Predicting microbial health risks from roof harvested rainwater using animal fecal pathogens

David Damaree, John Johnston, Santosh Ghimire and Michael Jahne


Harvesting precipitation from rooftops is part of many green infrastructure projects to manage storm water and supplement water supplies. One of the barriers for implementing rooftop rainwater harvesting in the U.S. is limited risk-based treatment guidance for the use of roof-harvested rainwater. Guidance is limited due to data gaps (e.g., microbial pathogen characterization in rainwater), regional differences, varying roof-harvested rainwater infrastructure, materials, and maintenance, as well as the variability of pathogen characteristics (i.e., infection rate, prevalence, intensity, and virulence) in roof-harvested rainwater.
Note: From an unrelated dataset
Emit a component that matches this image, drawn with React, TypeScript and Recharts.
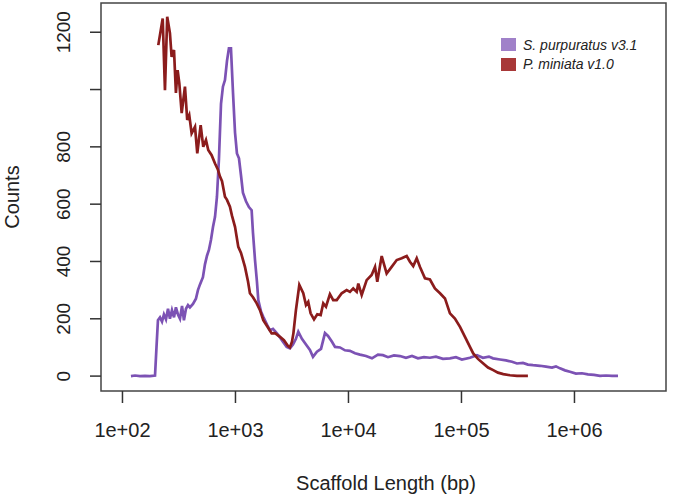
import React from 'react';
import { LineChart, Line, XAxis, YAxis, ReferenceArea } from 'recharts';

// log10(scaffold length) and counts
const purpLogLen = [
  2.075, 2.111, 2.155, 2.199, 2.243, 2.288, 2.301, 2.314, 2.332, 2.35, 2.367, 2.385, 2.403, 2.42,
  2.438, 2.456, 2.473, 2.491, 2.509, 2.527, 2.544, 2.562, 2.58, 2.597, 2.624, 2.65, 2.668, 2.686,
  2.712, 2.73, 2.748, 2.765, 2.783, 2.801, 2.819, 2.836, 2.854, 2.872, 2.889, 2.907, 2.925, 2.942,
  2.96, 2.978, 2.996, 3.013, 3.031, 3.049, 3.066, 3.093, 3.119, 3.143, 3.155, 3.173, 3.19, 3.202,
  3.226, 3.246, 3.279, 3.305, 3.332, 3.365, 3.394, 3.42, 3.453, 3.482, 3.509, 3.535, 3.556, 3.588,
  3.624, 3.659, 3.686, 3.721, 3.757, 3.792, 3.819, 3.854, 3.881, 3.925, 3.969, 4.013, 4.058, 4.102,
  4.155, 4.208, 4.261, 4.305, 4.35, 4.403, 4.456, 4.509, 4.562, 4.615, 4.668, 4.721, 4.774, 4.836,
  4.898, 4.951, 5.004, 5.075, 5.137, 5.19, 5.243, 5.279, 5.341, 5.394, 5.447, 5.491, 5.544, 5.588,
  5.633, 5.695, 5.748, 5.801, 5.836, 5.872, 5.916, 5.96, 6.013, 6.066, 6.119, 6.173, 6.226, 6.279,
  6.332, 6.385,
];
const purpCounts = [
  0, 2, 0, 1, 0, 2, 100, 195, 205, 190, 215, 198, 235, 200,
  230, 205, 240, 215, 200, 245, 195, 235, 248, 240, 252, 270, 300, 320,
  345, 390, 420, 440, 475, 520, 556, 625, 760, 950, 1010, 1033, 1100, 1144,
  1144, 990, 850, 777, 760, 700, 640, 610, 590, 579, 500, 405, 330, 265,
  225, 207, 180, 160, 165, 150, 135, 120, 102, 97, 110, 130, 155, 130,
  110, 91, 67, 85, 95, 150, 140, 120, 102, 100, 90, 88, 80, 75,
  70, 62, 75, 73, 66, 72, 70, 64, 70, 62, 66, 64, 68, 60,
  62, 66, 58, 64, 73, 64, 68, 62, 58, 55, 50, 44, 46, 40,
  38, 36, 33, 30, 34, 27, 20, 15, 9, 10, 6, 4, 1, 2,
  1, 1,
];

const minLogLen = [
  2.317, 2.356, 2.376, 2.396, 2.42, 2.435, 2.456, 2.473, 2.488, 2.503, 2.524, 2.553, 2.573, 2.591,
  2.612, 2.642, 2.662, 2.692, 2.715, 2.739, 2.759, 2.789, 2.819, 2.845, 2.863, 2.881, 2.907, 2.925,
  2.951, 2.969, 2.996, 3.025, 3.049, 3.084, 3.111, 3.128, 3.155, 3.188, 3.217, 3.246, 3.279, 3.32,
  3.35, 3.394, 3.429, 3.465, 3.482, 3.5, 3.513, 3.535, 3.565, 3.6, 3.624, 3.644, 3.665, 3.695,
  3.724, 3.754, 3.777, 3.801, 3.836, 3.865, 3.896, 3.94, 3.984, 4.013, 4.042, 4.073, 4.087, 4.117,
  4.161, 4.205, 4.235, 4.255, 4.294, 4.338, 4.382, 4.427, 4.471, 4.515, 4.544, 4.573, 4.604, 4.633,
  4.677, 4.721, 4.765, 4.81, 4.854, 4.898, 4.942, 4.987, 5.031, 5.075, 5.104, 5.146, 5.193, 5.235,
  5.281, 5.323, 5.37, 5.429, 5.491, 5.544, 5.588,
];
const minCounts = [
  1155, 1248, 998, 1254, 1197, 1114, 1138, 988, 1068, 1022, 918, 1010, 894, 911,
  847, 870, 777, 876, 800, 824, 789, 771, 742, 720, 696, 680, 626, 615,
  591, 560, 521, 451, 430, 381, 330, 289, 275, 254, 230, 195, 175, 149,
  150, 137, 125, 105, 100, 120, 150, 230, 318, 289, 248, 259, 219, 198,
  216, 213, 254, 242, 286, 265, 265, 289, 300, 294, 306, 294, 323, 283,
  335, 353, 381, 329, 419, 358, 381, 405, 411, 419, 399, 384, 411, 381,
  341, 337, 306, 289, 271, 219, 201, 172, 137, 102, 79, 60, 44, 30,
  21, 12, 7, 3, 1, 1, 1,
];

const xTicks = [2, 3, 4, 5, 6];
const yTicks = [0, 200, 400, 600, 800, 1000, 1200];
const seriesNames = ['S. purpuratus v3.1', 'P. miniata v1.0'];

const purpData = purpLogLen.map((x, i) => ({ x, y: purpCounts[i] }));
const minData = minLogLen.map((x, i) => ({ x, y: minCounts[i] }));

const FONT = '"Liberation Sans", Arial, Helvetica, sans-serif';
const PURPLE = '#7c52b4';
const RED = '#8b1c1c';

const XTick = (props: any) => (
  <text x={props.x} y={437} textAnchor="middle" fontSize={20} fontFamily={FONT} fill="#222">
    {`1e+0${props.payload.value}`}
  </text>
);

const YTick = (props: any) => {
  const v = props.payload.value;
  if (v === 1000) return null; // R drops this label (overlap)
  return (
    <text
      x={70}
      y={props.y}
      transform={`rotate(-90, 70, ${props.y})`}
      textAnchor="middle"
      fontSize={19}
      fontFamily={FONT}
      fill="#222"
    >
      {v}
    </text>
  );
};

const LegendBox = () => (
  <div
    style={{
      position: 'absolute',
      left: 501,
      top: 35,
      fontFamily: FONT,
      fontSize: 14,
      fontStyle: 'italic',
      color: '#222',
    }}
  >
    {[PURPLE, RED].map((c, i) => (
      <div key={i} style={{ display: 'flex', alignItems: 'center', height: 19.5 }}>
        <span
          style={{
            display: 'inline-block',
            width: 15,
            height: 13,
            background: i === 0 ? '#a081c9' : '#a83838',
            marginRight: 7,
          }}
        />
        {seriesNames[i]}
      </div>
    ))}
  </div>
);

export default function App() {
  return (
    <div style={{ position: 'absolute', left: 0, top: 0, width: 677, height: 496, background: '#fff' }}>
      <LineChart width={677} height={496} margin={{ top: 3, right: 11, bottom: 0, left: 0 }}>
        <XAxis
          type="number"
          dataKey="x"
          domain={[1.81, 6.81]}
          ticks={xTicks}
          allowDataOverflow
          axisLine={false}
          tickLine={{ stroke: '#333', strokeWidth: 1.5 }}
          tickSize={12}
          tick={<XTick />}
          height={105}
          label={{
            content: () => (
              <text x={386} y={490} textAnchor="middle" fontSize={20} fontFamily={FONT} fill="#222">
                Scaffold Length (bp)
              </text>
            ),
          }}
        />
        <YAxis
          type="number"
          domain={[-52, 1302]}
          ticks={yTicks}
          allowDataOverflow
          axisLine={false}
          tickLine={{ stroke: '#333', strokeWidth: 1.5 }}
          tickSize={11}
          tick={<YTick />}
          width={101}
          label={{
            content: () => (
              <text
                x={19}
                y={197}
                transform="rotate(-90, 19, 197)"
                textAnchor="middle"
                fontSize={20}
                fontFamily={FONT}
                fill="#222"
              >
                Counts
              </text>
            ),
          }}
        />
        <ReferenceArea x1={1.81} x2={6.81} y1={-52} y2={1302} fill="none" stroke="#444" strokeWidth={1.5} />
        <Line
          data={purpData}
          dataKey="y"
          name={seriesNames[0]}
          type="linear"
          stroke={PURPLE}
          strokeWidth={2.7}
          dot={false}
          isAnimationActive={false}
        />
        <Line
          data={minData}
          dataKey="y"
          name={seriesNames[1]}
          type="linear"
          stroke={RED}
          strokeWidth={2.7}
          dot={false}
          isAnimationActive={false}
        />
      </LineChart>
      <LegendBox />
    </div>
  );
}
To work toward the creation of guidance in the face of these issues a causal model was created to quantify the pathogenic risk of non-potable rainwater use. The model assumes the main source of pathogens in rainwater is from the feces of rooftop animals; therefore, there is a direct relationship between the pathogens in rainwater and animal feces. The prevalence of pathogens in animal feces was characterized using log normal distribution parameters, that were determined from a systematic review and meta-analysis. Using the assumptions, the prevalence of animal fecal pathogens was used to model pathogen concentration in rainwater based on the relative loadings of fecal indicator bacterial in rainwater collections and the animal feces. Modeled pathogen distributions in rainwater were then used in the hazard identification step of quantitative microbial risk assessment (QMRA) to support the development of risk-based guidance when using rainwater for non-potable use such as landscape irrigation, garden watering, and vehicle washing.